One of the questions will be along the lines of "how many legs does a cow have?" as it's something that you'll never forget but someone feigning amnesia/madness might think they're supposed to have forgotten. However, this is consultant psychiatrist grade examination, whoever picks this guy up off the street is not going to be able to do it.

You're talking about classic fictional amnesia, it doesn't work that way in real life, so you'd need a matching fictional psychiatrist to tell if it was true.


I think you also need to explore the question of "Why bother?" What is the goal of the people who have captured him? Certainly some criminals who have been cheated aren't going to release the guy just because he has amnesia; they'll just kill him anyway. Ask yourself: what difference would it make to their plans if he has real amnesia or is just faking?

Perhaps they think he might know where the money went or somesuch. In that case, they'd likely just treat him like he's pretending amnesia as a way of getting out of torture, and torture him all the harder.

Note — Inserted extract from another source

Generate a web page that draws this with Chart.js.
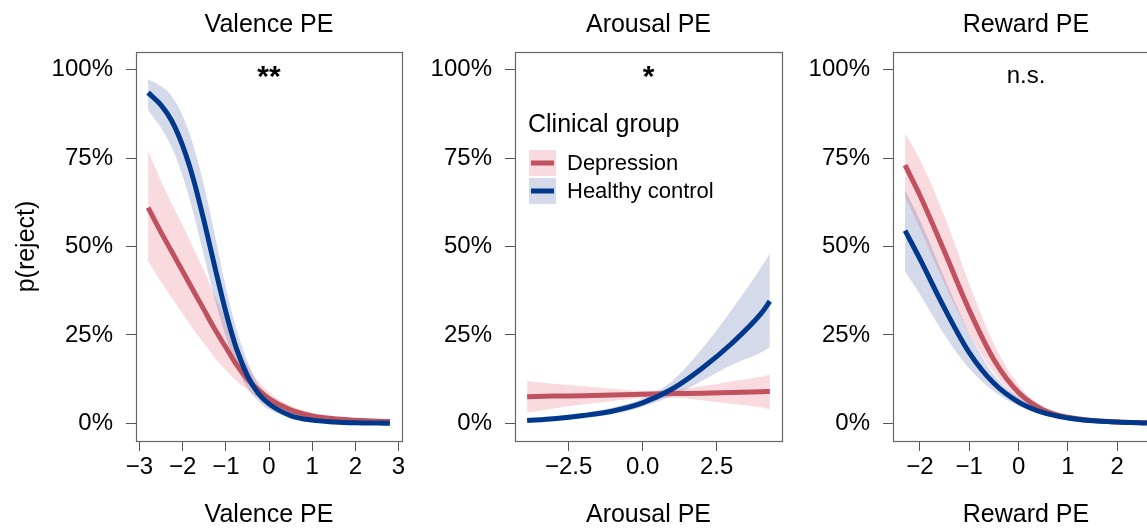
<!DOCTYPE html>
<html>
<head>
<meta charset="utf-8">
<script src="https://cdn.jsdelivr.net/npm/chart.js@4.4.1/dist/chart.umd.min.js"></script>
<style>
  html, body { margin: 0; padding: 0; background: #fff; overflow: hidden; }
  body { width: 1147px; height: 530px; position: relative; }
  canvas { position: absolute; top: 0; }
</style>
</head>
<body>
<canvas id="valenceChart" width="412" height="530" style="left:0px"></canvas>
<canvas id="arousalChart" width="380" height="530" style="left:412px"></canvas>
<canvas id="rewardChart" width="377" height="530" style="left:792px"></canvas>
<script>
// ---- data (p(reject) in %) ----
const pctTicks = [0, 25, 50, 75, 100];

// Valence PE
const valenceX = [-2.8, -2.5, -2.25, -2, -1.75, -1.5, -1.25, -1, -0.75, -0.5, -0.25, 0, 0.5, 1, 1.5, 2, 2.5, 2.8];
const valenceDep = [61, 54, 48.5, 43, 37.5, 32, 26.5, 21.5, 16.5, 12.5, 9.5, 7, 3.8, 2.1, 1.3, 0.9, 0.6, 0.5];
const valenceDepHi = [77, 68.5, 62, 56, 49.5, 43, 36, 29.5, 22.5, 16.5, 12, 8.8, 5, 3, 2, 1.4, 1.1, 1.0];
const valenceDepLo = [46, 40, 35.5, 31, 26.5, 22.5, 18.5, 15, 12, 9.5, 7.2, 5.4, 2.7, 1.4, 0.8, 0.45, 0.3, 0.2];
const valenceHc = [93.5, 90, 85.5, 78.5, 69, 57, 44, 31.5, 21, 13.5, 8.5, 5.5, 2.2, 0.9, 0.4, 0.15, 0.06, 0.03];
const valenceHcHi = [97.3, 95.3, 92.5, 87, 78.5, 67, 53, 38.5, 26.5, 17.5, 11, 7.3, 3.0, 1.3, 0.6, 0.25, 0.1, 0.06];
const valenceHcLo = [88.5, 83.5, 78, 70, 59.5, 47, 35, 24.5, 16, 10, 6.3, 3.9, 1.5, 0.5, 0.2, 0.07, 0.03, 0.01];
const valenceTicks = [-3, -2, -1, 0, 1, 2, 3];

// Arousal PE
const arousalX = [-3.9, -3, -2, -1, 0, 1, 2, 3, 4, 4.3];
const arousalDep = [7.5, 7.7, 7.8, 8.0, 8.2, 8.4, 8.5, 8.7, 8.9, 9.0];
const arousalDepHi = [12, 11.2, 10.5, 9.8, 9.2, 9.5, 10.5, 11.8, 13.2, 13.7];
const arousalDepLo = [3, 4.2, 5.3, 6.3, 7.1, 7.2, 6.5, 5.5, 4.5, 4.0];
const arousalHc = [0.8, 1.3, 2.2, 3.5, 5.8, 9.7, 15.5, 22.5, 31, 34.5];
const arousalHcHi = [1.5, 2.0, 3.0, 4.5, 7, 12, 21, 32, 44, 48];
const arousalHcLo = [0.4, 0.7, 1.4, 2.6, 4.7, 7.8, 12, 16.5, 20, 21.6];
const arousalTicks = [-2.5, 0, 2.5];

// Reward PE
const rewardX = [-2.3, -2, -1.5, -1, -0.5, 0, 0.5, 1, 1.5, 2, 2.6];
const rewardDep = [73, 64.5, 48.5, 32, 18, 8.7, 3.8, 1.7, 0.8, 0.4, 0.15];
const rewardDepHi = [82, 74.5, 58.5, 39.5, 22.5, 10.8, 4.8, 2.2, 1.1, 0.6, 0.25];
const rewardDepLo = [64, 55, 39.5, 25.5, 14.3, 6.9, 3.0, 1.3, 0.55, 0.25, 0.08];
const rewardHc = [54.5, 46.5, 32.5, 20, 11.3, 6, 3, 1.5, 0.7, 0.35, 0.12];
const rewardHcHi = [66, 57.5, 41, 25.5, 13.8, 7.3, 3.7, 1.9, 0.95, 0.5, 0.2];
const rewardHcLo = [43, 36.5, 25, 15.5, 9, 4.9, 2.4, 1.15, 0.5, 0.22, 0.07];
const rewardTicks = [-2, -1, 0, 1, 2];

const RED = 'rgb(192, 82, 96)';
const BLUE = 'rgb(0, 56, 140)';
const RED_FILL = 'rgba(232, 140, 155, 0.32)';
const BLUE_FILL = 'rgba(40, 70, 150, 0.2)';
const FONT = "'Liberation Sans', Arial, Helvetica, sans-serif";

Chart.defaults.font.family = FONT;
Chart.defaults.color = '#000';

function toPoints(xs, ys) {
    return xs.map((x, i) => ({ x: x, y: ys[i] }));
}

function minusSign(s) {
    return s.replace('-', '\u2212');
}

// box around the plot region
const plotBox = {
    id: 'plotBox',
    afterDraw(chart) {
        const a = chart.chartArea;
        const ctx = chart.ctx;
        ctx.save();
        ctx.strokeStyle = '#666';
        ctx.lineWidth = 1.2;
        ctx.strokeRect(a.left + 0.5, a.top + 0.5, a.right - a.left, a.bottom - a.top);
        ctx.restore();
    }
};

// significance text at the top of each panel
const sigLabel = {
    id: 'sigLabel',
    afterDatasetsDraw(chart, args, opts) {
        const a = chart.chartArea;
        const ctx = chart.ctx;
        ctx.save();
        ctx.font = opts.font;
        ctx.fillStyle = '#000';
        ctx.textAlign = 'center';
        ctx.textBaseline = 'middle';
        ctx.fillText(opts.text, (a.left + a.right) / 2, chart.scales.y.getPixelForValue(opts.y));
        ctx.restore();
    }
};

// legend drawn inside the arousal panel
const groupLegend = {
    id: 'groupLegend',
    afterDatasetsDraw(chart) {
        const a = chart.chartArea;
        const ctx = chart.ctx;
        const x0 = a.left + 14;
        ctx.save();
        ctx.fillStyle = '#000';
        ctx.textBaseline = 'middle';
        ctx.textAlign = 'left';
        ctx.font = '25px ' + FONT;
        ctx.fillText('Clinical group', x0 - 1, 125);
        const rows = [
            { label: 'Depression', line: RED, fill: RED_FILL, y: 163 },
            { label: 'Healthy control', line: BLUE, fill: BLUE_FILL, y: 191 }
        ];
        ctx.font = '22px ' + FONT;
        rows.forEach(r => {
            ctx.fillStyle = r.fill;
            ctx.fillRect(x0, r.y - 13, 27, 26);
            ctx.strokeStyle = r.line;
            ctx.lineWidth = 5;
            ctx.beginPath();
            ctx.moveTo(x0 + 2, r.y);
            ctx.lineTo(x0 + 25, r.y);
            ctx.stroke();
            ctx.fillStyle = '#000';
            ctx.fillText(r.label, x0 + 38, r.y + 1);
        });
        ctx.restore();
    }
};

function drawPanel(canvasId, cfg) {
    const ctx = document.getElementById(canvasId).getContext('2d');
    const lineOpts = { borderWidth: 5, cubicInterpolationMode: 'monotone', fill: false, borderCapStyle: 'butt' };
    const bandOpts = { borderWidth: 0, borderColor: 'rgba(0,0,0,0)', cubicInterpolationMode: 'monotone' };
    return new Chart(ctx, {
        type: 'line',
        data: {
            datasets: [
                Object.assign({ label: 'Depression', data: toPoints(cfg.xs, cfg.dep), borderColor: RED, order: 1 }, lineOpts),
                Object.assign({ label: 'Healthy control', data: toPoints(cfg.xs, cfg.hc), borderColor: BLUE, order: 0 }, lineOpts),
                Object.assign({ label: 'dep upper', data: toPoints(cfg.xs, cfg.depHi), fill: '+1', backgroundColor: RED_FILL, order: 3 }, bandOpts),
                Object.assign({ label: 'dep lower', data: toPoints(cfg.xs, cfg.depLo), fill: false, order: 3 }, bandOpts),
                Object.assign({ label: 'hc upper', data: toPoints(cfg.xs, cfg.hcHi), fill: '+1', backgroundColor: BLUE_FILL, order: 2 }, bandOpts),
                Object.assign({ label: 'hc lower', data: toPoints(cfg.xs, cfg.hcLo), fill: false, order: 2 }, bandOpts)
            ]
        },
        options: {
            responsive: false,
            animation: false,
            events: [],
            layout: { padding: { left: 0, right: 10, top: 0, bottom: 0 } },
            elements: { point: { radius: 0 } },
            plugins: {
                legend: { display: false },
                tooltip: { enabled: false },
                title: {
                    display: true,
                    text: cfg.title,
                    fullSize: false,
                    font: { size: 25, weight: 'normal' },
                    color: '#000',
                    padding: { top: 10, bottom: 12 }
                },
                sigLabel: cfg.sig
            },
            scales: {
                x: {
                    type: 'linear',
                    min: cfg.xMin,
                    max: cfg.xMax,
                    afterBuildTicks: s => { s.ticks = cfg.xTicks.map(v => ({ value: v })); },
                    afterFit: s => { s.height = 89; },
                    ticks: {
                        autoSkip: false,
                        maxRotation: 0,
                        padding: 2,
                        font: { size: 24 },
                        color: '#000',
                        callback: v => minusSign(cfg.fmt(v))
                    },
                    grid: { drawOnChartArea: false, drawTicks: true, tickLength: 10, color: '#555' },
                    border: { display: false },
                    title: {
                        display: true,
                        text: cfg.title,
                        font: { size: 25 },
                        color: '#000',
                        padding: { top: 0, bottom: 0 }
                    }
                },
                y: {
                    type: 'linear',
                    min: -5,
                    max: 105,
                    afterBuildTicks: s => { s.ticks = pctTicks.map(v => ({ value: v })); },
                    afterFit: s => { s.width = cfg.yWidth; },
                    ticks: {
                        padding: 13,
                        font: { size: 24 },
                        color: '#000',
                        callback: v => v + '%'
                    },
                    grid: { drawOnChartArea: false, drawTicks: true, tickLength: 10, color: '#555' },
                    border: { display: false },
                    title: {
                        display: cfg.yTitle,
                        text: 'p(reject)',
                        font: { size: 25 },
                        color: '#000',
                        padding: { top: 12, bottom: 0 }
                    }
                }
            }
        },
        plugins: cfg.extraPlugins
    });
}

document.addEventListener('DOMContentLoaded', function () {
    drawPanel('valenceChart', {
        title: 'Valence PE',
        xs: valenceX, dep: valenceDep, depHi: valenceDepHi, depLo: valenceDepLo,
        hc: valenceHc, hcHi: valenceHcHi, hcLo: valenceHcLo,
        xMin: -3.08, xMax: 3.08, xTicks: valenceTicks, fmt: v => String(v),
        yWidth: 136, yTitle: true,
        sig: { text: '**', y: 97.7, font: 'bold 30px ' + FONT },
        extraPlugins: [plotBox, sigLabel]
    });
    drawPanel('arousalChart', {
        title: 'Arousal PE',
        xs: arousalX, dep: arousalDep, depHi: arousalDepHi, depLo: arousalDepLo,
        hc: arousalHc, hcHi: arousalHcHi, hcLo: arousalHcLo,
        xMin: -4.31, xMax: 4.71, xTicks: arousalTicks, fmt: v => v.toFixed(1),
        yWidth: 103, yTitle: false,
        sig: { text: '*', y: 97.7, font: 'bold 30px ' + FONT },
        extraPlugins: [plotBox, sigLabel, groupLegend]
    });
    drawPanel('rewardChart', {
        title: 'Reward PE',
        xs: rewardX, dep: rewardDep, depHi: rewardDepHi, depLo: rewardDepLo,
        hc: rewardHc, hcHi: rewardHcHi, hcLo: rewardHcLo,
        xMin: -2.545, xMax: 2.845, xTicks: rewardTicks, fmt: v => String(v),
        yWidth: 101, yTitle: false,
        sig: { text: 'n.s.', y: 98, font: '24px ' + FONT },
        extraPlugins: [plotBox, sigLabel]
    });
});
</script>
</body>
</html>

Whether the guy resists torture by being tough or by having amnesia doesn't really matter.

I think the others have covered your actual question: bring in psychologists to question the guy, try to trip him up. Shows like Lie to Me and The Mentalist provide good background for how such people might get a faking amnesiac to spill the beans. The motivations of the capturers will be important in picking what experts they might be able/willing to bring in.

  • $\begingroup$ I never said his captors were criminals. Yes, they are very angry, but they are not much into torturing or murdering people. $\endgroup$
    – J. Joscak
    Aug 15, 2017 at 14:35
  • $\begingroup$ @J.Joscak Capturing and holding someone is a criminal action. They are not the police. $\endgroup$ Aug 15, 2017 at 20:32

So, you give this fictional character a fictional kind of amnesia and want to know how he would go about proving he had it. If he cared, then that would prove he was able to understand his predicament. If he understands his predicament, he clearly hasn't forgotten everything he's learned. The attempt would disprove the claim. I love the inability of people to see the stupendously obvious contradictions in their own thinking.